Quote the whole listing word for word. Do not include the pictures.
## START Source excerpt
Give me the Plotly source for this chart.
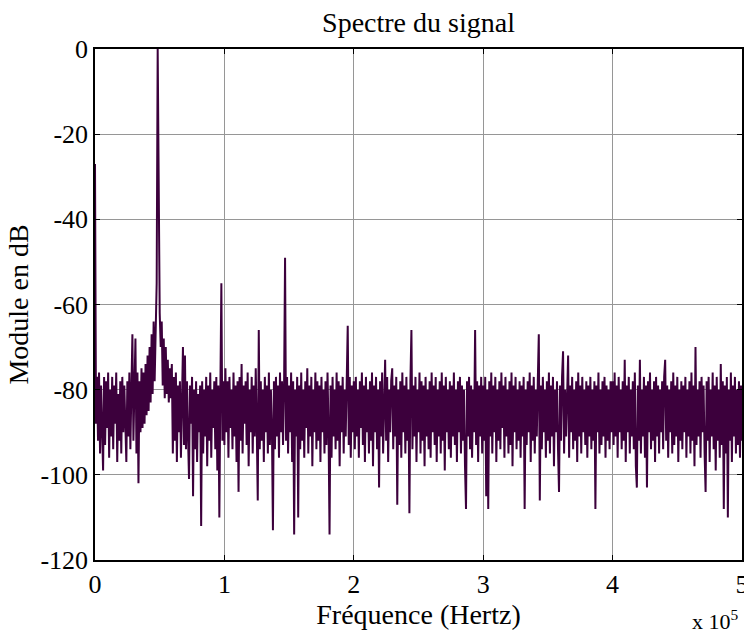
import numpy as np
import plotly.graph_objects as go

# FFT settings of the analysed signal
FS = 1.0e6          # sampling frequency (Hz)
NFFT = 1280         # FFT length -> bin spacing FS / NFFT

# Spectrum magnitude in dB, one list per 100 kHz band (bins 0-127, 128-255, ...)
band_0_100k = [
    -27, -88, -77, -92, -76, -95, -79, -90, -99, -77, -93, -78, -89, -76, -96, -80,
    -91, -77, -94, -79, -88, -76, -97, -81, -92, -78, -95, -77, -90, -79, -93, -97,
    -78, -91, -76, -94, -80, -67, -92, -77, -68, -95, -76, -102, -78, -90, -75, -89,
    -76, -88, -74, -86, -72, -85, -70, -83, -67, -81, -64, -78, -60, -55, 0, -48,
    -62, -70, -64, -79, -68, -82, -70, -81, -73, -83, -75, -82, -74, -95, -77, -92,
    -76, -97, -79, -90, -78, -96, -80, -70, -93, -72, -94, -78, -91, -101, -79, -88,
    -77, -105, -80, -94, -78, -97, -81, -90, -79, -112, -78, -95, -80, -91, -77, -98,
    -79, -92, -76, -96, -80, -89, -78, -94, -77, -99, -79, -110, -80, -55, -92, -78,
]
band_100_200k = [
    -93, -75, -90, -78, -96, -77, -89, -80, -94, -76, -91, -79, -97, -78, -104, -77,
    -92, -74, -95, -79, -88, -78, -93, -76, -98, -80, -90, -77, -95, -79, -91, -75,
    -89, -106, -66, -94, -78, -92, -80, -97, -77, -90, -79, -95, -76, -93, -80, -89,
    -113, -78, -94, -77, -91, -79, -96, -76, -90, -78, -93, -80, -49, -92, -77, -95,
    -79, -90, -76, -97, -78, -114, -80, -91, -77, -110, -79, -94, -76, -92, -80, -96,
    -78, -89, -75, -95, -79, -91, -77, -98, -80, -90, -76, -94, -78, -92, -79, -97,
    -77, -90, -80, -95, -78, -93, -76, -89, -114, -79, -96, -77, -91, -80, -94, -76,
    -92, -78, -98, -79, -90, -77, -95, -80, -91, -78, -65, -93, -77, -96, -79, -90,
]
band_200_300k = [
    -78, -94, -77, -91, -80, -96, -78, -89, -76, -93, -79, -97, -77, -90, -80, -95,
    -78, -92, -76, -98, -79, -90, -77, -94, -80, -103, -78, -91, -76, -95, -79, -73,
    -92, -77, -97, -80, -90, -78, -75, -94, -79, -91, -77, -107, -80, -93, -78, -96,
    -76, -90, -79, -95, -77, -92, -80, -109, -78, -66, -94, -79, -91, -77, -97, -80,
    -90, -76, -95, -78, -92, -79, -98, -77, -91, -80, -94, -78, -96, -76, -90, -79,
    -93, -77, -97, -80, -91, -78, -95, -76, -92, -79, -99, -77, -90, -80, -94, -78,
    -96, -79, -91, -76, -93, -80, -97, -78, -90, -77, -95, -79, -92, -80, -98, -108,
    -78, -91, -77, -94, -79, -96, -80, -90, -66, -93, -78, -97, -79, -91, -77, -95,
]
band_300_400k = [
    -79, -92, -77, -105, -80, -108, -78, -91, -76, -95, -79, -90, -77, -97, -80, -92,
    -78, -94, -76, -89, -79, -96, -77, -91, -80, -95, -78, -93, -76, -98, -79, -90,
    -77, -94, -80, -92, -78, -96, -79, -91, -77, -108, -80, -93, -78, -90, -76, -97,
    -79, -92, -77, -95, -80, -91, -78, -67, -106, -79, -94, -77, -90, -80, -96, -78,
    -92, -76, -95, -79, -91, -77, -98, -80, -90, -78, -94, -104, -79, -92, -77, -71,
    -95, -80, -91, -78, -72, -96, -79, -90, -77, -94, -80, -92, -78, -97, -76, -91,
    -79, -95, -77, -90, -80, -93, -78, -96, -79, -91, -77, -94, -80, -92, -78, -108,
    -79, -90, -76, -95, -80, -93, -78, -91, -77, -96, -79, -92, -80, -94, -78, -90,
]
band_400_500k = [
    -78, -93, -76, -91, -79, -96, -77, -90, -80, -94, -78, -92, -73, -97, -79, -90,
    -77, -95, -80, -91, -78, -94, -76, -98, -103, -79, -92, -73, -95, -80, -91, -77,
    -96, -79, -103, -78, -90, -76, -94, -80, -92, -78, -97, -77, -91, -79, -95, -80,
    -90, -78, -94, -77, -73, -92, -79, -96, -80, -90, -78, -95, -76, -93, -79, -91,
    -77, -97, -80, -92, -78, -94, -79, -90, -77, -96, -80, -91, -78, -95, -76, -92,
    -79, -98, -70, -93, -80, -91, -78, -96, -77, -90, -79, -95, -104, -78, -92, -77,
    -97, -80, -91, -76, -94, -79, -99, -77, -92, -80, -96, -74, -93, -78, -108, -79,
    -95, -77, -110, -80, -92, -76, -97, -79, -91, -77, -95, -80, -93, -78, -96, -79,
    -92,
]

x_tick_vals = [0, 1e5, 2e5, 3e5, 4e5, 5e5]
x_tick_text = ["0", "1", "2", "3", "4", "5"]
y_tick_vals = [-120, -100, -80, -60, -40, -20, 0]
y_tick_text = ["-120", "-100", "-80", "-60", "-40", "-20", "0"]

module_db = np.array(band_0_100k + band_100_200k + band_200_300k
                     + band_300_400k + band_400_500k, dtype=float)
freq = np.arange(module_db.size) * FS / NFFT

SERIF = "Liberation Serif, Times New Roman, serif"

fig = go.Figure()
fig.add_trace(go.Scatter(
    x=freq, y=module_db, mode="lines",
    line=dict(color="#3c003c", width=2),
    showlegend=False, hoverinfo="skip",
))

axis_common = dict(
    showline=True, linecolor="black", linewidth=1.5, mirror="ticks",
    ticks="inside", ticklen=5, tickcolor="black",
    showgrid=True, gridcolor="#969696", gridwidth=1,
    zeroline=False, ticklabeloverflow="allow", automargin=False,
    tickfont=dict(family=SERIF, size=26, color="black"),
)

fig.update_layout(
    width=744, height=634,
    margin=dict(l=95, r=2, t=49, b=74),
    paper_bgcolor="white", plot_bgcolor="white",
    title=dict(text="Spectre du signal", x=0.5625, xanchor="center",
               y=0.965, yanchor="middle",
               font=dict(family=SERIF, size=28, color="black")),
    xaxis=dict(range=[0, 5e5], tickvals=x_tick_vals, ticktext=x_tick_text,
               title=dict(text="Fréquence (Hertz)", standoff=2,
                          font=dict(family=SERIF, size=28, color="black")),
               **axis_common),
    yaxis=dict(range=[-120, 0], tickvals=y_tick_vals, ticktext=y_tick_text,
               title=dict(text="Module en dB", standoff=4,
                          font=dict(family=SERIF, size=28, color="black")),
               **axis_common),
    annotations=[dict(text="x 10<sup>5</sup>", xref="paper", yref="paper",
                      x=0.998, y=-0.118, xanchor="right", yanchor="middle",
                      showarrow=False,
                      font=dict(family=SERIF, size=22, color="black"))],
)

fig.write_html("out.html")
## END Source excerpt
Task answer ->
Give me the Plotly source for this chart.
import numpy as np
import plotly.graph_objects as go

# FFT settings of the analysed signal
FS = 1.0e6          # sampling frequency (Hz)
NFFT = 1280         # FFT length -> bin spacing FS / NFFT

# Spectrum magnitude in dB, one list per 100 kHz band (bins 0-127, 128-255, ...)
band_0_100k = [
    -27, -88, -77, -92, -76, -95, -79, -90, -99, -77, -93, -78, -89, -76, -96, -80,
    -91, -77, -94, -79, -88, -76, -97, -81, -92, -78, -95, -77, -90, -79, -93, -97,
    -78, -91, -76, -94, -80, -67, -92, -77, -68, -95, -76, -102, -78, -90, -75, -89,
    -76, -88, -74, -86, -72, -85, -70, -83, -67, -81, -64, -78, -60, -55, 0, -48,
    -62, -70, -64, -79, -68, -82, -70, -81, -73, -83, -75, -82, -74, -95, -77, -92,
    -76, -97, -79, -90, -78, -96, -80, -70, -93, -72, -94, -78, -91, -101, -79, -88,
    -77, -105, -80, -94, -78, -97, -81, -90, -79, -112, -78, -95, -80, -91, -77, -98,
    -79, -92, -76, -96, -80, -89, -78, -94, -77, -99, -79, -110, -80, -55, -92, -78,
]
band_100_200k = [
    -93, -75, -90, -78, -96, -77, -89, -80, -94, -76, -91, -79, -97, -78, -104, -77,
    -92, -74, -95, -79, -88, -78, -93, -76, -98, -80, -90, -77, -95, -79, -91, -75,
    -89, -106, -66, -94, -78, -92, -80, -97, -77, -90, -79, -95, -76, -93, -80, -89,
    -113, -78, -94, -77, -91, -79, -96, -76, -90, -78, -93, -80, -49, -92, -77, -95,
    -79, -90, -76, -97, -78, -114, -80, -91, -77, -110, -79, -94, -76, -92, -80, -96,
    -78, -89, -75, -95, -79, -91, -77, -98, -80, -90, -76, -94, -78, -92, -79, -97,
    -77, -90, -80, -95, -78, -93, -76, -89, -114, -79, -96, -77, -91, -80, -94, -76,
    -92, -78, -98, -79, -90, -77, -95, -80, -91, -78, -65, -93, -77, -96, -79, -90,
]
band_200_300k = [
    -78, -94, -77, -91, -80, -96, -78, -89, -76, -93, -79, -97, -77, -90, -80, -95,
    -78, -92, -76, -98, -79, -90, -77, -94, -80, -103, -78, -91, -76, -95, -79, -73,
    -92, -77, -97, -80, -90, -78, -75, -94, -79, -91, -77, -107, -80, -93, -78, -96,
    -76, -90, -79, -95, -77, -92, -80, -109, -78, -66, -94, -79, -91, -77, -97, -80,
    -90, -76, -95, -78, -92, -79, -98, -77, -91, -80, -94, -78, -96, -76, -90, -79,
    -93, -77, -97, -80, -91, -78, -95, -76, -92, -79, -99, -77, -90, -80, -94, -78,
    -96, -79, -91, -76, -93, -80, -97, -78, -90, -77, -95, -79, -92, -80, -98, -108,
    -78, -91, -77, -94, -79, -96, -80, -90, -66, -93, -78, -97, -79, -91, -77, -95,
]
band_300_400k = [
    -79, -92, -77, -105, -80, -108, -78, -91, -76, -95, -79, -90, -77, -97, -80, -92,
    -78, -94, -76, -89, -79, -96, -77, -91, -80, -95, -78, -93, -76, -98, -79, -90,
    -77, -94, -80, -92, -78, -96, -79, -91, -77, -108, -80, -93, -78, -90, -76, -97,
    -79, -92, -77, -95, -80, -91, -78, -67, -106, -79, -94, -77, -90, -80, -96, -78,
    -92, -76, -95, -79, -91, -77, -98, -80, -90, -78, -94, -104, -79, -92, -77, -71,
    -95, -80, -91, -78, -72, -96, -79, -90, -77, -94, -80, -92, -78, -97, -76, -91,
    -79, -95, -77, -90, -80, -93, -78, -96, -79, -91, -77, -94, -80, -92, -78, -108,
    -79, -90, -76, -95, -80, -93, -78, -91, -77, -96, -79, -92, -80, -94, -78, -90,
]
band_400_500k = [
    -78, -93, -76, -91, -79, -96, -77, -90, -80, -94, -78, -92, -73, -97, -79, -90,
    -77, -95, -80, -91, -78, -94, -76, -98, -103, -79, -92, -73, -95, -80, -91, -77,
    -96, -79, -103, -78, -90, -76, -94, -80, -92, -78, -97, -77, -91, -79, -95, -80,
    -90, -78, -94, -77, -73, -92, -79, -96, -80, -90, -78, -95, -76, -93, -79, -91,
    -77, -97, -80, -92, -78, -94, -79, -90, -77, -96, -80, -91, -78, -95, -76, -92,
    -79, -98, -70, -93, -80, -91, -78, -96, -77, -90, -79, -95, -104, -78, -92, -77,
    -97, -80, -91, -76, -94, -79, -99, -77, -92, -80, -96, -74, -93, -78, -108, -79,
    -95, -77, -110, -80, -92, -76, -97, -79, -91, -77, -95, -80, -93, -78, -96, -79,
    -92,
]

x_tick_vals = [0, 1e5, 2e5, 3e5, 4e5, 5e5]
x_tick_text = ["0", "1", "2", "3", "4", "5"]
y_tick_vals = [-120, -100, -80, -60, -40, -20, 0]
y_tick_text = ["-120", "-100", "-80", "-60", "-40", "-20", "0"]

module_db = np.array(band_0_100k + band_100_200k + band_200_300k
                     + band_300_400k + band_400_500k, dtype=float)
freq = np.arange(module_db.size) * FS / NFFT

SERIF = "Liberation Serif, Times New Roman, serif"

fig = go.Figure()
fig.add_trace(go.Scatter(
    x=freq, y=module_db, mode="lines",
    line=dict(color="#3c003c", width=2),
    showlegend=False, hoverinfo="skip",
))

axis_common = dict(
    showline=True, linecolor="black", linewidth=1.5, mirror="ticks",
    ticks="inside", ticklen=5, tickcolor="black",
    showgrid=True, gridcolor="#969696", gridwidth=1,
    zeroline=False, ticklabeloverflow="allow", automargin=False,
    tickfont=dict(family=SERIF, size=26, color="black"),
)

fig.update_layout(
    width=744, height=634,
    margin=dict(l=95, r=2, t=49, b=74),
    paper_bgcolor="white", plot_bgcolor="white",
    title=dict(text="Spectre du signal", x=0.5625, xanchor="center",
               y=0.965, yanchor="middle",
               font=dict(family=SERIF, size=28, color="black")),
    xaxis=dict(range=[0, 5e5], tickvals=x_tick_vals, ticktext=x_tick_text,
               title=dict(text="Fréquence (Hertz)", standoff=2,
                          font=dict(family=SERIF, size=28, color="black")),
               **axis_common),
    yaxis=dict(range=[-120, 0], tickvals=y_tick_vals, ticktext=y_tick_text,
               title=dict(text="Module en dB", standoff=4,
                          font=dict(family=SERIF, size=28, color="black")),
               **axis_common),
    annotations=[dict(text="x 10<sup>5</sup>", xref="paper", yref="paper",
                      x=0.998, y=-0.118, xanchor="right", yanchor="middle",
                      showarrow=False,
                      font=dict(family=SERIF, size=22, color="black"))],
)

fig.write_html("out.html")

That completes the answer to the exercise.